— Instructions to follow —
Starting at the first line of the data, print each line verbatim up to and including the line bearing "(9,11.5) -- (828,11.5);", omitting pictures.

— Record excerpts —
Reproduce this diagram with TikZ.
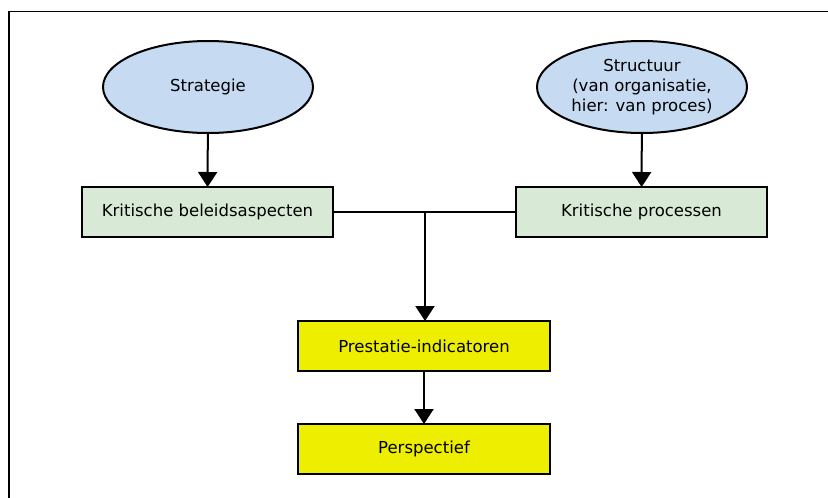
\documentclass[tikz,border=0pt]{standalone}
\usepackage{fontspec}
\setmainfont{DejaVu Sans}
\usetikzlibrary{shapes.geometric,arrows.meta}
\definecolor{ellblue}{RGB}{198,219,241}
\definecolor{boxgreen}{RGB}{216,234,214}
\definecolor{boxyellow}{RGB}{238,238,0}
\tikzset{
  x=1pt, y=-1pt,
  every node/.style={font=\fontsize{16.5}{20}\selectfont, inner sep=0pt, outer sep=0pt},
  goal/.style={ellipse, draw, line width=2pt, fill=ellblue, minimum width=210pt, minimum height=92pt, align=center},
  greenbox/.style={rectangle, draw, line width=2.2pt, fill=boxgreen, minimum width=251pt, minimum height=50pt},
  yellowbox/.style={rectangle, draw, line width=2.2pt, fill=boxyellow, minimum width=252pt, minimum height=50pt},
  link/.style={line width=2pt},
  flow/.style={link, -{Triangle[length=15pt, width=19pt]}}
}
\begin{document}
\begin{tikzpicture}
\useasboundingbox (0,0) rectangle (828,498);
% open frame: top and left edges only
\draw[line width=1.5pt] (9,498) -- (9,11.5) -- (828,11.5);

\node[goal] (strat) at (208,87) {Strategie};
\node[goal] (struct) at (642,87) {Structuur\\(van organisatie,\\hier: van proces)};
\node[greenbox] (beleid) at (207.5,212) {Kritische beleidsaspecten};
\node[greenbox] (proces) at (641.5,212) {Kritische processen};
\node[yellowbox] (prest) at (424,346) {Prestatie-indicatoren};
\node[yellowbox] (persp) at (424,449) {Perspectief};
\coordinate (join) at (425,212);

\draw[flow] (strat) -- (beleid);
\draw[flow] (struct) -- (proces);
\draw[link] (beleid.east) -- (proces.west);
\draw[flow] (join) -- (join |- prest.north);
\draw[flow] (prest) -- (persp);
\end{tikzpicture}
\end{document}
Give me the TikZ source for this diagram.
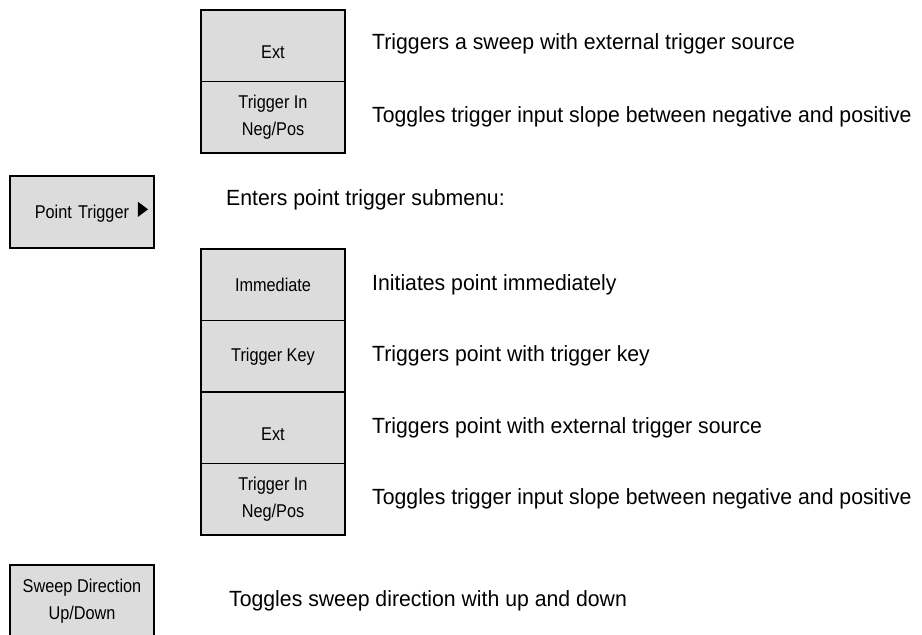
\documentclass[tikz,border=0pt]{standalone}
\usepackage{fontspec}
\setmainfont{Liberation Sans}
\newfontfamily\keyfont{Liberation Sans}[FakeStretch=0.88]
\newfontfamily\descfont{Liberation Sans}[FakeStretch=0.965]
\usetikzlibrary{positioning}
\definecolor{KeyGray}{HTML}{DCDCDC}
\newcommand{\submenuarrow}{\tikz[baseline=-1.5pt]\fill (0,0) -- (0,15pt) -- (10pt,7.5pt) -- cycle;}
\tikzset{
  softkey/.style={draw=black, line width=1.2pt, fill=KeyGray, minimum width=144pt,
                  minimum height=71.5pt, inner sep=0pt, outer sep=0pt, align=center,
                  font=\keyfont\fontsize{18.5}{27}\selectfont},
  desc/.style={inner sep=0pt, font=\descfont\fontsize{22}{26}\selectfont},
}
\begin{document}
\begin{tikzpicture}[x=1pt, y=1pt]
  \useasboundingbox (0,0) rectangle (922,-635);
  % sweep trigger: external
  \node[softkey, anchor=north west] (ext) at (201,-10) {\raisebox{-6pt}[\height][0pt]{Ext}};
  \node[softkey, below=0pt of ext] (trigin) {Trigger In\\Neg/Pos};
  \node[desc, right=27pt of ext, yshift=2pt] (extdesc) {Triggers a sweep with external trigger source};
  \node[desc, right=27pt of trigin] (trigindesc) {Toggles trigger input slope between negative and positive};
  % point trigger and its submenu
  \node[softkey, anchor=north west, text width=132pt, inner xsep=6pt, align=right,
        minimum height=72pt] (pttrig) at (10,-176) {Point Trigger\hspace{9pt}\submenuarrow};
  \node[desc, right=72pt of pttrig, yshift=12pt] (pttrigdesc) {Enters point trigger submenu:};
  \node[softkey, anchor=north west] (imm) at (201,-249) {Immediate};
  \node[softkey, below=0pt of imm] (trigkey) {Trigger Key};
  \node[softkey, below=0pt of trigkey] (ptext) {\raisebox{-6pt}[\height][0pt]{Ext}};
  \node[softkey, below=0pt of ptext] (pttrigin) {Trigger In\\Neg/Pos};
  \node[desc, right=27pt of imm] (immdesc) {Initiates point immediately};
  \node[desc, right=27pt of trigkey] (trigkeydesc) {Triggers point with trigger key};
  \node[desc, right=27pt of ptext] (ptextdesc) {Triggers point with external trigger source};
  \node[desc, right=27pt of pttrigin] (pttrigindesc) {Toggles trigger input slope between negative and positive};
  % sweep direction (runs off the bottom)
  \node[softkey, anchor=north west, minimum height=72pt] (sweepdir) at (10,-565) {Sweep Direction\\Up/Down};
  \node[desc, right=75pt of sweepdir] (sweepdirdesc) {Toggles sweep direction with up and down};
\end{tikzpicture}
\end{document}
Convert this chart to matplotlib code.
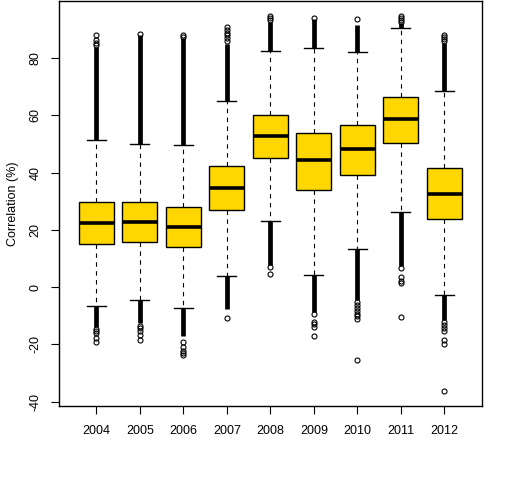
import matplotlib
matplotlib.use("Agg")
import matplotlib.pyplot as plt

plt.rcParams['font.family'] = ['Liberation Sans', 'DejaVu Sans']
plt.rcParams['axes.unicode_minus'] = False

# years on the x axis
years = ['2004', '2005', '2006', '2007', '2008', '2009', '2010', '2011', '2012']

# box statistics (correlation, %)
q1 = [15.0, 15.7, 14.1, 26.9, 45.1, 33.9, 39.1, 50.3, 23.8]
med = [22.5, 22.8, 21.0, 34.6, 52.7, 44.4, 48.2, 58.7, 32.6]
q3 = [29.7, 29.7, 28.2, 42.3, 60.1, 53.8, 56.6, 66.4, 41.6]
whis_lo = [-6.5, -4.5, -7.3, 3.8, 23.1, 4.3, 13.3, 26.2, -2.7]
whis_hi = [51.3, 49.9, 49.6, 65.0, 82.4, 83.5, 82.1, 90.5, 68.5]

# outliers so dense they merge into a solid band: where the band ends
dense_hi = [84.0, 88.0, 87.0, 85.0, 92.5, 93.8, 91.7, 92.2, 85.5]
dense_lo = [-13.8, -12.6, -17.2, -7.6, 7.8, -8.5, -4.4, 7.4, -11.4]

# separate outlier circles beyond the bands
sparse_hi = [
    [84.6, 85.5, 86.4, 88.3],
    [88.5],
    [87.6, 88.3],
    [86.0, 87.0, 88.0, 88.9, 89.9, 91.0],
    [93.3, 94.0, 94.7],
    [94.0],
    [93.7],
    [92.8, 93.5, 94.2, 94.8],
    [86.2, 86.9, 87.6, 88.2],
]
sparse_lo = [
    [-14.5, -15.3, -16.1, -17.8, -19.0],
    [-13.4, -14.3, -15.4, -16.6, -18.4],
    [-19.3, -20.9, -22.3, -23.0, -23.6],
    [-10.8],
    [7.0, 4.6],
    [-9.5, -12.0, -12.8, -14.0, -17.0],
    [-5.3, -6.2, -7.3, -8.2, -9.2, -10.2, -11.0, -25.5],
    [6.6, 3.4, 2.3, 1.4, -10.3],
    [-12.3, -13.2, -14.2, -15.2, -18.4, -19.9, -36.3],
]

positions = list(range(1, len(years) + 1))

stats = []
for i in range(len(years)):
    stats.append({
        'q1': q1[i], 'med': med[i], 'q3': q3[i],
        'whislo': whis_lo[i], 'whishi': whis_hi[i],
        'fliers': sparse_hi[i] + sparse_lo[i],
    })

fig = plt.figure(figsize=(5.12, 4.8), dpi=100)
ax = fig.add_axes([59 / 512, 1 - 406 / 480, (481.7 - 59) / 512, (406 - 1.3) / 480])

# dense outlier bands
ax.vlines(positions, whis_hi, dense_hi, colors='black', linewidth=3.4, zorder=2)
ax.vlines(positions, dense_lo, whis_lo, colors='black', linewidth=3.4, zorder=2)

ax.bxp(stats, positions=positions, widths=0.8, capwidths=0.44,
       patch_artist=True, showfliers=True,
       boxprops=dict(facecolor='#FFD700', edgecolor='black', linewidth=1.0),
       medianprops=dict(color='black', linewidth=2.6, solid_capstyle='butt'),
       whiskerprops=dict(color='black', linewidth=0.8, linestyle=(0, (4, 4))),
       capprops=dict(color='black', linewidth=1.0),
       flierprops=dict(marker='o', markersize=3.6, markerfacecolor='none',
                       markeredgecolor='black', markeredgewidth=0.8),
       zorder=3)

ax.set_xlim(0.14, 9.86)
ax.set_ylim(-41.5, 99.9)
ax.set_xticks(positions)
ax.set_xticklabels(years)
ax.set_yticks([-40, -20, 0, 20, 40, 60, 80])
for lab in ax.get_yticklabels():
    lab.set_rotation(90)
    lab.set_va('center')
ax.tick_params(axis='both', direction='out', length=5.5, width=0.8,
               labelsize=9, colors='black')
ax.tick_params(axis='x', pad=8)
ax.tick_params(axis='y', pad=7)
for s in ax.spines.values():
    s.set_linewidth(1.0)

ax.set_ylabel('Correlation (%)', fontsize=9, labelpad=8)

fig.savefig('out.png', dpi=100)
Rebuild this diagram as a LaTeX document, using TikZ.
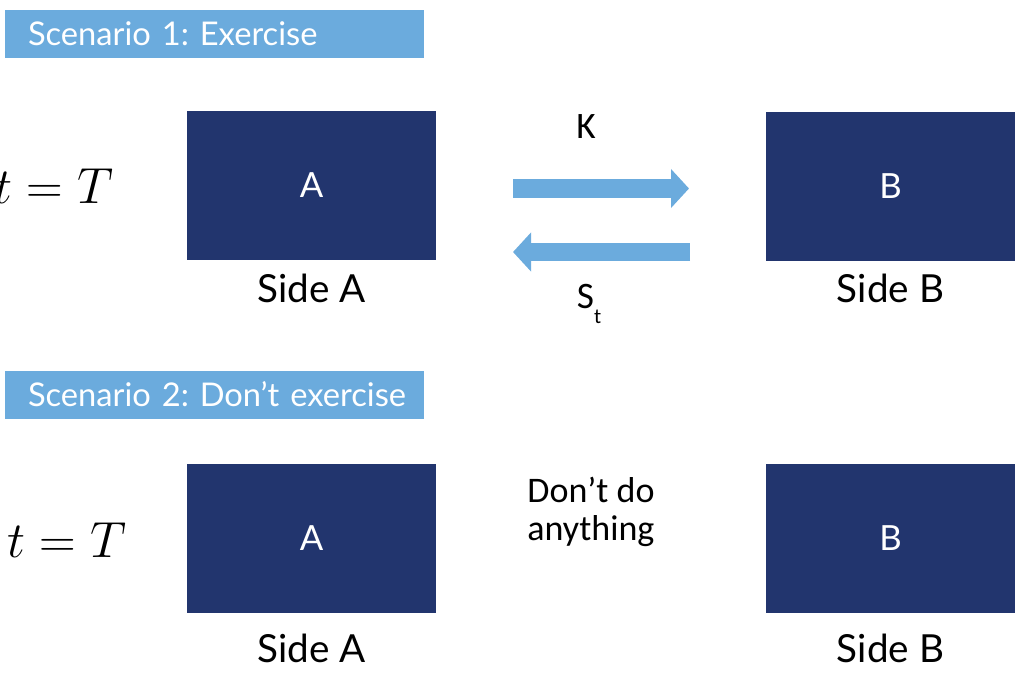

— Problem solution —
Reproduce this diagram with TikZ.
\documentclass[tikz,border=0pt]{standalone}
\usepackage{fontspec}
\setmainfont{DejaVu Sans}
\usetikzlibrary{shapes.geometric,arrows.meta}
\definecolor{ellblue}{RGB}{198,219,241}
\definecolor{boxgreen}{RGB}{216,234,214}
\definecolor{boxyellow}{RGB}{238,238,0}
\tikzset{
  x=1pt, y=-1pt,
  every node/.style={font=\fontsize{16.5}{20}\selectfont, inner sep=0pt, outer sep=0pt},
  goal/.style={ellipse, draw, line width=2pt, fill=ellblue, minimum width=210pt, minimum height=92pt, align=center},
  greenbox/.style={rectangle, draw, line width=2.2pt, fill=boxgreen, minimum width=251pt, minimum height=50pt},
  yellowbox/.style={rectangle, draw, line width=2.2pt, fill=boxyellow, minimum width=252pt, minimum height=50pt},
  link/.style={line width=2pt},
  flow/.style={link, -{Triangle[length=15pt, width=19pt]}}
}
\begin{document}
\begin{tikzpicture}
\useasboundingbox (0,0) rectangle (828,498);
% open frame: top and left edges only
\draw[line width=1.5pt] (9,498) -- (9,11.5) -- (828,11.5);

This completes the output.